Brooks usually gets the Peanut Butter ice cream and Michael... If he's really holding back and just getting a cone, he'll get butter pecan. But if he's getting his favorite, it's the Turtle Sundae. Also good is the Coconut Almond Crunch Sundae. They have excellent toasted coconut ice cream. In the sundae, there is some hot fudge involved and topped with an almond cookie. Oh my.

Next time you're in the "Michiana" area, pop in and find your favorite flavor. Anyone in the tri-state area will be able to give you directions.

Thursday, June 3, 2010

A Tale of Two Dozen Eggs

With the son on a trip to a water park with his peers, the girls were asking me for an afternoon of outings, just us. You lucky devils, I said, we're going to have an agricultural sort of field trip. After lunch, we drove to my father-in-law's farm. Clarification: This isn't where Grandpa lives. When Michael was finishing up college, his father stopped resisting his urge to get back to the farm work he had grown up with. He bought a farm (without telling his wife - he bought her a tennis bracelet first) and now spends his days there, planting and tending crops, and sometimes raising livestock. However, while he grew MORE fond of the lifestyle of the farm as an adult, Michael's mother had also grown up on a farm, but was happy to have it behind her. The compromise is that FIL gets to have the farm, but MIL doesn't have to live there. FIL drives there every day as though to work, and rents out the farmhouse to a lucky family.
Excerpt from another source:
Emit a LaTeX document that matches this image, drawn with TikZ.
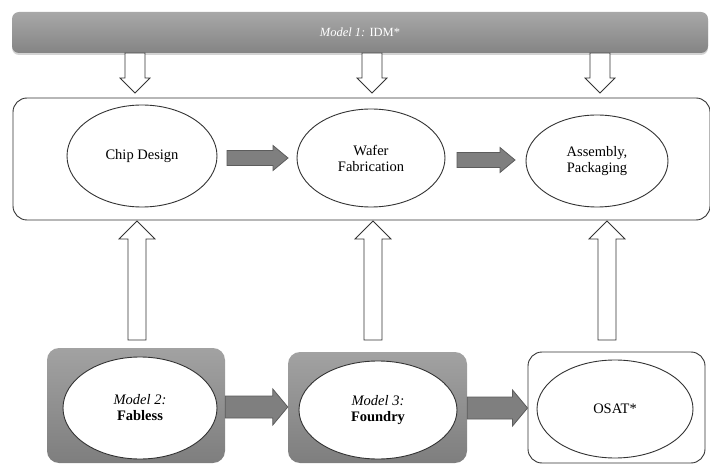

Grandpa raises all our beef. He's experimented with pork and poultry. But now he got himself a chicken house and provides all the eggs for the family and half of the people with whom he's ever shaken hands.

There are three roosters, but they get to strut about the farmyard while the ladies stay at home doing all the work. That's all I'm going to say about that.

Grandpa checked the coop for eggs first thing in the morning. We were there around noon and there were five more when Sophia and Ava looked. Usually Grandpa brings several cartons of eggs home to his home with Grandma and stores them in the fridge in their garage. We can help ourselves whenever we have a need for eggs, but there's something pretty nice about getting them from the farm. It's great to know where they come from and how fresh they are.